I suppose at the very least I can just add my esential oils to my main oils before adding my lye water solution. I did once forget to add my essential oils until just as I was ready to pour & things went less smoothly because of that.

Yes, I do the same, with any batches. I get things ready the night before, then soap the next day. I find it far more relaxing that way.

I will be trying the trick you learned with adding a bit of water the next time things get too thick too fast.
 
I got that tip third-hand from a soapmaker who saw a demo of the technique at a HSGC convention. I tried it once. It worked.
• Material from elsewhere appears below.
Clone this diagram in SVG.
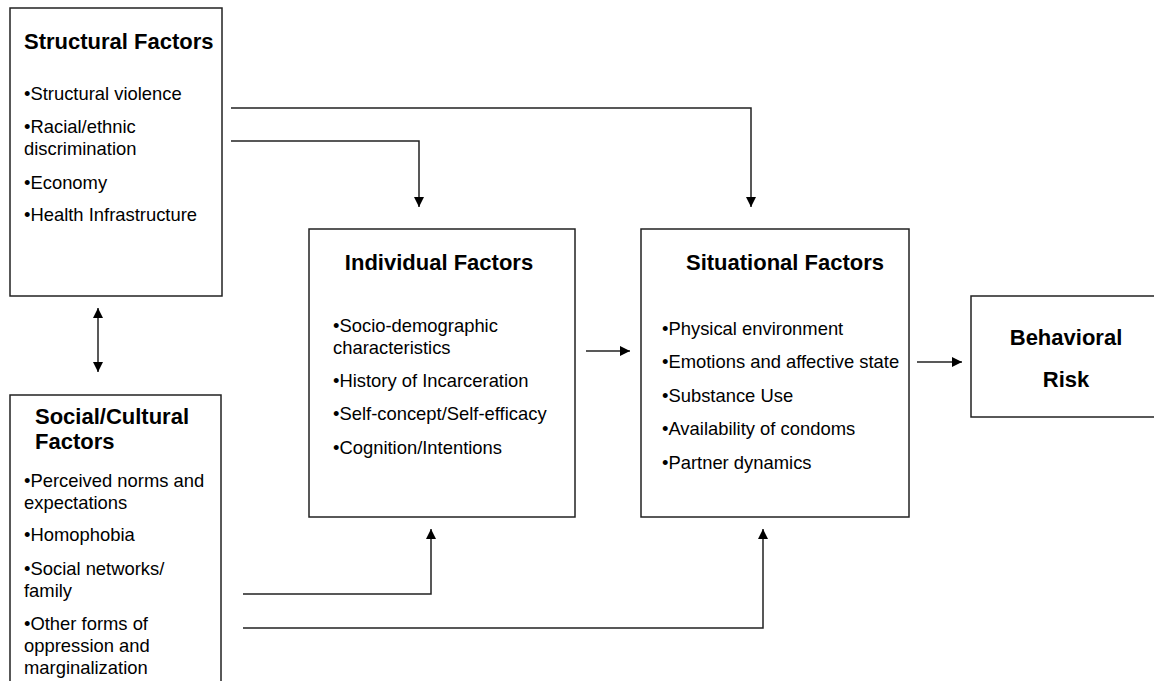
<svg xmlns="http://www.w3.org/2000/svg" width="1154" height="681" viewBox="0 0 1154 681">
<style>
.box{fill:#fff;stroke:#222;stroke-width:1.5}
.t{font-family:"Liberation Sans",Arial,sans-serif;font-size:22px;font-weight:bold;fill:#000}
.b{font-family:"Liberation Sans",Arial,sans-serif;font-size:18.4px;fill:#000}
.c{fill:none;stroke:#222;stroke-width:1.5}
</style>
<defs>
<marker id="ah" viewBox="0 0 10 10" refX="10" refY="5" markerWidth="10" markerHeight="10" markerUnits="userSpaceOnUse" orient="auto-start-reverse">
<path d="M0,0 L10,5 L0,10 z" fill="#000"/>
</marker>
</defs>
<rect width="1154" height="681" fill="#fff"/>
<g id="structural">
<rect class="box" x="10" y="8" width="212" height="288"/>
<text class="t" x="24" y="49">Structural Factors</text>
<text class="b" x="24" y="100">•Structural violence</text>
<text class="b" x="24" y="133">•Racial/ethnic</text>
<text class="b" x="24" y="155">discrimination</text>
<text class="b" x="24" y="189">•Economy</text>
<text class="b" x="24" y="221">•Health Infrastructure</text>
</g>
<g id="social">
<rect class="box" x="10" y="395" width="211" height="300"/>
<text class="t" x="35" y="424">Social/Cultural</text>
<text class="t" x="35" y="449">Factors</text>
<text class="b" x="24" y="487">•Perceived norms and</text>
<text class="b" x="24" y="509">expectations</text>
<text class="b" x="24" y="541">•Homophobia</text>
<text class="b" x="24" y="575">•Social networks/</text>
<text class="b" x="24" y="597">family</text>
<text class="b" x="24" y="630">•Other forms of</text>
<text class="b" x="24" y="652">oppression and</text>
<text class="b" x="24" y="674">marginalization</text>
</g>
<g id="individual">
<rect class="box" x="309" y="229" width="266" height="288"/>
<text class="t" x="439" y="270" text-anchor="middle">Individual Factors</text>
<text class="b" x="333" y="332">•Socio-demographic</text>
<text class="b" x="333" y="354">characteristics</text>
<text class="b" x="333" y="387">•History of Incarceration</text>
<text class="b" x="333" y="420">•Self-concept/Self-efficacy</text>
<text class="b" x="333" y="454">•Cognition/Intentions</text>
</g>
<g id="situational">
<rect class="box" x="641" y="229" width="268" height="288"/>
<text class="t" x="785" y="270" text-anchor="middle">Situational Factors</text>
<text class="b" x="662" y="335">•Physical environment</text>
<text class="b" x="662" y="368">•Emotions and affective state</text>
<text class="b" x="662" y="402">•Substance Use</text>
<text class="b" x="662" y="435">•Availability of condoms</text>
<text class="b" x="662" y="469">•Partner dynamics</text>
</g>
<g id="behavioral">
<rect class="box" x="971" y="296" width="200" height="121"/>
<text class="t" x="1066" y="345" text-anchor="middle">Behavioral</text>
<text class="t" x="1066" y="387" text-anchor="middle">Risk</text>
</g>
<g id="connectors">
<path class="c" d="M231,108 H751 V207" marker-end="url(#ah)"/>
<path class="c" d="M231,141 H419 V207" marker-end="url(#ah)"/>
<path class="c" d="M586,351 H630" marker-end="url(#ah)"/>
<path class="c" d="M917,362 H962" marker-end="url(#ah)"/>
<path class="c" d="M98,308 V372" marker-start="url(#ah)" marker-end="url(#ah)"/>
<path class="c" d="M243,594 H431 V529" marker-end="url(#ah)"/>
<path class="c" d="M243,628 H763 V529" marker-end="url(#ah)"/>
</g>
</svg>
Well, I tried adding a bit of water to a test batch on Tuesday evening....and no major problems that I can see. Everything still set up, everything gelled, but the one color which began thickening which I added just a splash of water too was just a little bit softer when pressed with my finger. Other than that, they're now curing & seem to be absolutely fine.

Thanks very much for your insight into this :)

When I first tried this, it was by accident. My batch seized. I didn't know what to do. I walked away to think about it. When I came back, the batch was gelling. Easy to stir but do it quickly and pour.
I am thinking that allowing a soap batch to begin gelling in a mold before pulling up my pull-throughs may actually work now too, having thought about this for a while. Of it's fluid enough to pour, it likely would be fluid enough to obtain the desired effect from the pull-through.